Now let’s try to visualise the transaction graph. We will use a graph drawing library called graphstream

            PrintOrVisualise.Visualise -> {
                val graph = MultiGraph("transactions")
                transactions.forEach { transaction ->
                    graph.addNode<Node>("${transaction.id}")
                }
                transactions.forEach { transaction ->
                    transaction.tx.inputs.forEach { ref ->
                        graph.addEdge<Edge>("$ref", "${ref.txhash}", "${transaction.id}")
                    }
                }
                futureTransactions.subscribe { transaction ->
                    graph.addNode<Node>("${transaction.id}")
                    transaction.tx.inputs.forEach { ref ->
                        graph.addEdge<Edge>("$ref", "${ref.txhash}", "${transaction.id}")
                    }
                }
                graph.display()
            }
        }
        waitForAllNodesToFinish()
    }

}

If we run the client with Visualise we should see a simple random graph being drawn as new transactions are being created.

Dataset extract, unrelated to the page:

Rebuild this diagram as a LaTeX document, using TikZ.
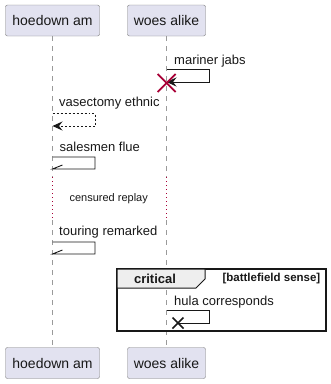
\documentclass[tikz,border=0pt]{standalone}
\usepackage{fontspec}
\setmainfont{Liberation Sans}
\usetikzlibrary{arrows.meta,calc}
\definecolor{partfill}{HTML}{E2E2F0}
\definecolor{partline}{HTML}{7A7A7A}
\definecolor{lifeline}{HTML}{9A9A9A}
\definecolor{ink}{HTML}{181818}
\definecolor{crimson}{HTML}{A80036}
\definecolor{tabfill}{HTML}{EEEEEE}
\tikzset{
  part/.style={draw=partline, fill=partfill, rounded corners=2pt, minimum height=31pt,
    inner sep=0pt, font=\fontsize{14}{16}\selectfont, text=ink},
  life/.style={draw=lifeline, dash pattern=on 5pt off 5pt, line width=0.8pt},
  delayline/.style={draw=crimson, dash pattern=on 1pt off 3pt, line width=1pt},
  msg/.style={font=\fontsize{13}{15}\selectfont, text=ink, anchor=west, inner sep=0pt},
  call/.style={draw=ink, line width=0.9pt, -{Stealth[length=10pt,width=9pt,inset=3.5pt]}},
  reply/.style={call, dash pattern=on 2pt off 2pt},
  plain/.style={draw=ink, line width=0.9pt},
}
\begin{document}
\begin{tikzpicture}[x=1pt,y=-1pt]
\useasboundingbox (0,0) rectangle (331,384);

% participants, top and bottom
\node[part, minimum width=94pt] (hTop) at (52.5,20.5) {hoedown am};
\node[part, minimum width=78pt] (wTop) at (166.5,20.5) {woes alike};
\node[part, minimum width=94pt] (hBot) at (52.5,363) {hoedown am};
\node[part, minimum width=78pt] (wBot) at (166.5,363) {woes alike};

% lifelines, interrupted by the delay
\coordinate (hD1) at (52.5,177);
\coordinate (hD2) at (52.5,220);
\coordinate (wD1) at (166.5,177);
\coordinate (wD2) at (166.5,220);
\draw[life] (hTop.south) -- (hD1);
\draw[life] (hD2) -- (hBot.north);
\draw[life] (wTop.south) -- (wD1);
\draw[life] (wD2) -- (wBot.north);
\draw[delayline] (hD1) -- (hD2);
\draw[delayline] (wD1) -- (wD2);
\node[font=\fontsize{11}{13}\selectfont, text=ink, inner sep=0pt] (delay) at (108.7,199) {censured replay};

% mariner jabs: self call ending in destruction
\node[msg] (m1) at (174,61) {mariner jabs};
\coordinate (m1a) at (166.5,69);
\coordinate (m1b) at (209,69);
\coordinate (m1c) at (209,82);
\coordinate (m1d) at (166.5,82);
\draw[call] (m1a) -- (m1b) -- (m1c) -- (m1d);
\coordinate (kill) at (166.7,83);
\draw[crimson, line width=1.8pt] ($(kill)+(-9,-9)$) -- ($(kill)+(9,9)$);
\draw[crimson, line width=1.8pt] ($(kill)+(-9,9)$) -- ($(kill)+(9,-9)$);

% vasectomy ethnic: dashed self reply
\node[msg] (m2) at (59,103) {vasectomy ethnic};
\coordinate (m2a) at (52.5,113);
\coordinate (m2b) at (95,113);
\coordinate (m2c) at (95,126);
\coordinate (m2d) at (52.5,126);
\draw[reply] (m2a) -- (m2b) -- (m2c) -- (m2d);

% salesmen flue: half-headed self call
\node[msg] (m3) at (59.5,147) {salesmen flue};
\coordinate (m3a) at (52.5,157);
\coordinate (m3b) at (95,157);
\coordinate (m3c) at (95,169);
\coordinate (m3d) at (52.5,169);
\coordinate (m3h) at (62.5,165);
\draw[plain] (m3a) -- (m3b) -- (m3c) -- (m3d) -- (m3h);

% touring remarked: half-headed self call
\node[msg] (m4) at (59,232) {touring remarked};
\coordinate (m4a) at (52.5,242);
\coordinate (m4b) at (95,242);
\coordinate (m4c) at (95,254);
\coordinate (m4d) at (52.5,254);
\coordinate (m4h) at (62.5,250);
\draw[plain] (m4a) -- (m4b) -- (m4c) -- (m4d) -- (m4h);

% critical group
\draw[ink, line width=1.5pt] (117,269) rectangle (326,331);
\draw[ink, line width=1pt, fill=tabfill] (117,269) -- (205,269) -- (205,279) -- (196,288) -- (117,288) -- cycle;
\node[font=\fontsize{13}{15}\bfseries, text=ink, inner sep=0pt] (crit) at (155,279) {critical};
\node[font=\fontsize{11.5}{13}\bfseries, text=ink, inner sep=0pt, anchor=east] (guard) at (320.5,279) {[battlefield sense]};

% hula corresponds: self call to a lost end
\node[msg] (m5) at (174,302) {hula corresponds};
\coordinate (m5a) at (166.5,310);
\coordinate (m5b) at (209,310);
\coordinate (m5c) at (209,323);
\coordinate (m5d) at (178,323);
\draw[plain] (m5a) -- (m5b) -- (m5c) -- (m5d);
\draw[ink, line width=1.5pt] ($(m5d)+(-5.5,-5.5)$) -- ($(m5d)+(5.5,5.5)$);
\draw[ink, line width=1.5pt] ($(m5d)+(-5.5,5.5)$) -- ($(m5d)+(5.5,-5.5)$);
\end{tikzpicture}
\end{document}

Registering classes from your CorDapp with RPC Kryo

As described in Client RPC, you currently have to register any additional classes you add that are needed in RPC requests or responses with the Kryo instance RPC uses. Here’s an example of how you do this for an example class.

data class ExampleRPCValue(val foo: String)

class ExampleRPCCordaPluginRegistry : CordaPluginRegistry() {
    override fun registerRPCKryoTypes(kryo: Kryo): Boolean {
        // Add classes like this.
        kryo.register(ExampleRPCValue::class.java)
        // You should return true, otherwise your plugin will be ignored for registering classes with Kryo.
        return true
    }
}

See more on plugins in Creating a CorDapp.

Warning

We will be replacing the use of Kryo in RPC with a stable message format and this will mean that this plugin customisation point will either go away completely or change.